RUMFORD — Ian and Caleb Austin won’t acknowledge much of a sibling rivalry.
Perhaps it’s a matter of the Mountain Valley High School wrestlers always moving in the same direction with the same interests. Or maybe it’s because they simply don’t look like they should be antagonists.
“It’s funny, because Ian just dropped a bunch of weight to get to 182, and then you’ve got Caleb trying to maintain at 113,” Mountain Valley coach Gary Dolloff said. “When they did the body fat testing, I think Ian was at 20-something (percent) and Caleb was like 7 or 8. You wouldn’t know they’re in the same family.”
Their size difference or even the outward variation in their personalities might get your attention. The Austin brothers — Ian a senior, Caleb a sophomore — often achieve the same results on the mat, however, for a program that seeks its first Class B state championship since 2011.
Caleb won the 113-pound championship at marquee events each of the past two Saturdays, the McDonald’s Tournament in Rumford and the Atlantic Tournament in Wells. Ian was the runner-up at both showcases, competing at 195 in the home meet and dropping to his goal of 182 for the pre-Christmas event.

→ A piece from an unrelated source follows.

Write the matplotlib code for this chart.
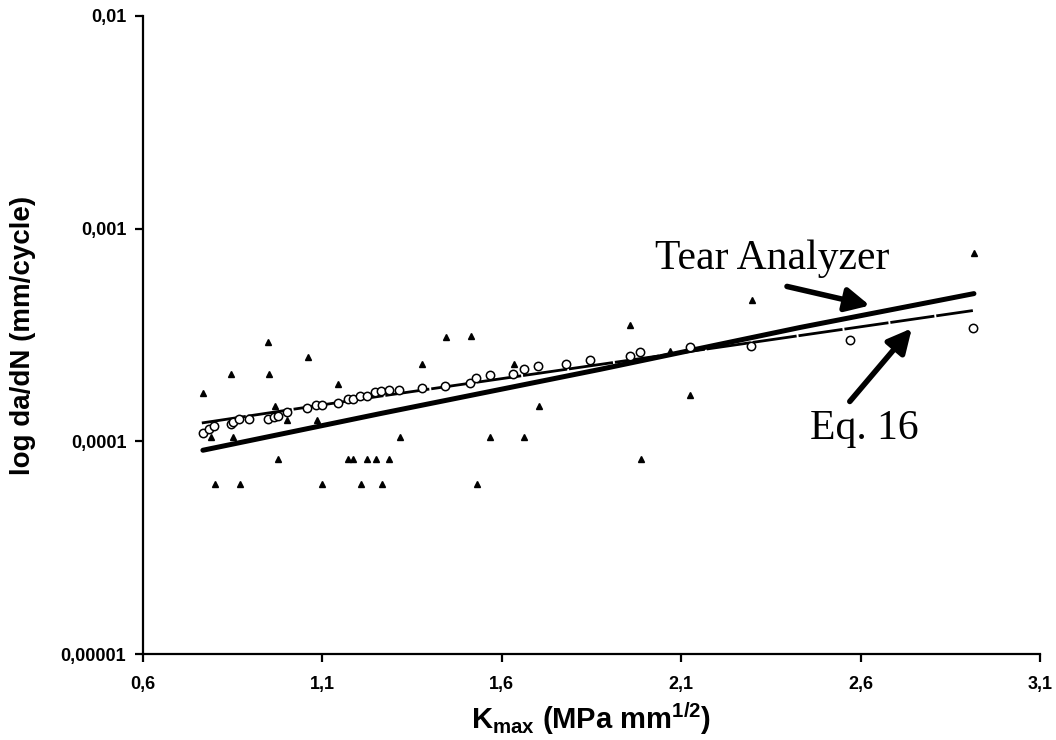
import matplotlib
matplotlib.use("Agg")
import matplotlib.pyplot as plt

plt.rcParams["mathtext.fontset"] = "custom"
plt.rcParams["mathtext.bf"] = "Liberation Sans:bold"
plt.rcParams["mathtext.rm"] = "Liberation Sans:bold"

# open circles (measured data)
circ_x = [0.767, 0.784, 0.798, 0.845, 0.851, 0.868, 0.895, 0.948, 0.965, 0.976,
          1.001, 1.057, 1.082, 1.099, 1.143, 1.171, 1.185, 1.205, 1.224, 1.247,
          1.263, 1.286, 1.313, 1.378, 1.442, 1.511, 1.528, 1.567, 1.631, 1.662,
          1.701, 1.779, 1.846, 1.957, 1.985, 2.125, 2.295, 2.570, 2.913]
circ_y = [1.09e-4, 1.14e-4, 1.18e-4, 1.20e-4, 1.23e-4, 1.27e-4, 1.28e-4, 1.27e-4, 1.30e-4, 1.32e-4,
          1.37e-4, 1.43e-4, 1.49e-4, 1.48e-4, 1.51e-4, 1.59e-4, 1.59e-4, 1.64e-4, 1.64e-4, 1.70e-4,
          1.72e-4, 1.74e-4, 1.75e-4, 1.79e-4, 1.83e-4, 1.89e-4, 1.98e-4, 2.04e-4, 2.08e-4, 2.18e-4,
          2.25e-4, 2.30e-4, 2.40e-4, 2.51e-4, 2.62e-4, 2.79e-4, 2.82e-4, 3.01e-4, 3.40e-4]

# filled triangles
tri_x = [0.767, 0.948, 0.845, 0.951, 1.060, 1.143, 0.968, 1.001, 1.085, 0.790,
         0.851, 1.316, 0.976, 1.171, 1.185, 1.224, 1.249, 1.286, 0.801, 0.870,
         1.099, 1.208, 1.266, 1.444, 1.514, 1.378, 1.634, 1.704, 1.567, 1.662,
         1.531, 1.957, 2.297, 2.125, 1.988, 2.069, 2.916]
tri_y = [1.68e-4, 2.92e-4, 2.08e-4, 2.08e-4, 2.50e-4, 1.87e-4, 1.46e-4, 1.26e-4, 1.26e-4, 1.05e-4,
         1.05e-4, 1.05e-4, 8.3e-5, 8.3e-5, 8.3e-5, 8.3e-5, 8.3e-5, 8.3e-5, 6.3e-5, 6.3e-5,
         6.3e-5, 6.3e-5, 6.3e-5, 3.11e-4, 3.13e-4, 2.30e-4, 2.30e-4, 1.46e-4, 1.05e-4, 1.05e-4,
         6.3e-5, 3.54e-4, 4.64e-4, 1.66e-4, 8.3e-5, 2.65e-4, 7.7e-4]

# fitted lines
tear_x = [0.767, 1.261, 1.874, 2.431, 2.916]
tear_y = [9.08e-5, 1.35e-4, 2.18e-4, 3.43e-4, 4.95e-4]
eq16_x = [0.764, 1.261, 2.913]
eq16_y = [1.22e-4, 1.63e-4, 4.12e-4]

x_ticks = [0.6, 1.1, 1.6, 2.1, 2.6, 3.1]
x_ticklabels = ["0,6", "1,1", "1,6", "2,1", "2,6", "3,1"]
y_ticks = [1e-5, 1e-4, 1e-3, 1e-2]
y_ticklabels = ["0,00001", "0,0001", "0,001", "0,01"]

fig = plt.figure(figsize=(10.56, 7.4), dpi=100)
ax = fig.add_axes([0.1354, 0.1162, 0.8494, 0.8622])

ax.plot(tear_x, tear_y, color="black", lw=3.6, solid_capstyle="round", zorder=3)
ax.plot(eq16_x, eq16_y, color="black", lw=2.0, linestyle=(0, (16, 0.7)), zorder=3)
ax.plot(tri_x, tri_y, linestyle="none", marker="^", ms=5, color="black", zorder=4)
ax.plot(circ_x, circ_y, linestyle="none", marker="o", ms=6, mfc="white", mec="black",
        mew=1.1, zorder=4)

ax.set_yscale("log")
ax.set_xlim(0.6, 3.1)
ax.set_ylim(1e-5, 1e-2)
ax.set_xticks(x_ticks)
ax.set_xticklabels(x_ticklabels)
ax.set_yticks(y_ticks)
ax.set_yticklabels(y_ticklabels)
ax.minorticks_off()

for side in ["top", "right"]:
    ax.spines[side].set_visible(False)
for side in ["left", "bottom"]:
    ax.spines[side].set_linewidth(1.6)
ax.tick_params(direction="out", length=6, width=1.6, labelsize=13, pad=6)
for lab in ax.get_xticklabels() + ax.get_yticklabels():
    lab.set_fontweight("bold")
    lab.set_fontfamily("Liberation Sans")
ax.tick_params(axis="x", pad=10)

ax.set_xlabel(r"K$_{\mathbf{max}}$ (MPa mm$^{\mathbf{1/2}}$)", fontsize=21, fontweight="bold",
              fontfamily="Liberation Sans", labelpad=5)
ax.set_ylabel("log da/dN (mm/cycle)", fontsize=20, fontweight="bold",
              fontfamily="Liberation Sans", labelpad=18)

# annotations
ax.text(2.027, 6.43e-4, "Tear Analyzer", fontsize=30, fontfamily="Liberation Serif",
        ha="left", va="baseline")
ax.text(2.459, 1.03e-4, "Eq. 16", fontsize=30, fontfamily="Liberation Serif",
        ha="left", va="baseline")
ax.annotate("", xy=(2.626, 4.35e-4), xytext=(2.395, 5.35e-4),
            arrowprops=dict(arrowstyle="-|>", lw=4, color="black", mutation_scale=36,
                            shrinkA=0, shrinkB=0))
ax.annotate("", xy=(2.743, 3.40e-4), xytext=(2.570, 1.54e-4),
            arrowprops=dict(arrowstyle="-|>", lw=4, color="black", mutation_scale=36,
                            shrinkA=0, shrinkB=0))

fig.savefig("out.png", dpi=100)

“It’s been pretty fun. I’ve got bragging rights right now,” Caleb said.
Ah, there’s a hint of the competitiveness that pervades the family.
The boys’ father, Eric, recently ventured into amateur mixed martial arts when he wasn’t busy coaching the local recreational program.
“I got into it when I was three or four,” Caleb said. “We wrestled kids our age. I’ve already been wrestling for 12 or 13 years.”
“Most of the kids on this team have been wrestling for a long time,” echoed Ian.
The family had an attic full of certificates and medals before either boy reached high school.
Ian and Caleb were New England champions in middle school, with Caleb collecting the honor twice.
“We both won Pee Wee states,” Ian noted. “He’s won a couple of national championships.”
Caleb attended two showcases on the East Coast after his Maine freshman season ended, winning both against competition from New York, Massachusetts, Pennsylvania and Rhode Island.
“It feels good to win that, get it under your belt,” Caleb said. “To say you’ve won nationals is pretty cool.”
Dolloff returned to the Falcons this winter after a three-year hiatus.
He was plenty familiar with the Austins, though, having coached them in middle school football and seen them during wrestling season as an official. Two wrestlers in camp who are so serious about the sport have made the coach’s transition a pleasant one.
“Their dad has just done a tremendous job with the lower group,” Dolloff said. “He’s taken these guys all over. More Caleb than Ian, but they’ve both won their share. Two great kids. They work hard. They’re dedicated. You don’t have to worry about them.”
Dolloff, who grew up with nine siblings, watches the brothers’ relationship with interest.
“If the older one does it, it’s kind of a passed-on thing. You might as well do it on the mat (instead of at home),” the coach quipped. “They’re totally different on the mat. You look when Ian is out there, he has a smile on his face, but he’s competitive. Then you look at Caleb, when he walks out there, it’s lights-out. But they’re both very talented, very focused.”
Each has ample motivation this season.
Caleb was runner-up to Gardiner’s Peter Del Gallo in the 2014 Class B state meet and expects to see him again this February.
“I wrestled him this summer. He beat me by a couple points, but I was winning at first,” Caleb said. “I’ve gotten better in the offseason.”
Ian is about 10 wins away from the milestone of 100 for his career. It’s a quest that was slowed by an injury-plagued junior season.
“I had a concussion. I tried to come back a little early and got reconcussed,” he said. “It definitely feels good to be back. I guess I’m ready to win now.”
Mountain Valley, which lost to Camden Hills by only 11 points at last year’s state meet, feels the same way as a group.
Ethan Boucher (120 pounds), Nate White (126) and Dakota Jacques (145) each placed in the top four at Wells.
Ellsworth is considered the team’s chief competition this season.
“It’s just a tough sport to try to sell the kids now. It’s the maintaining the weight. It’s the hard work. It’s the running the ramps. It’s trying to keep the same weight while everyone’s eating pizza,” Dolloff said. “But I’ve got some great athletes and really talented kids. I think we’ll be there at the end.”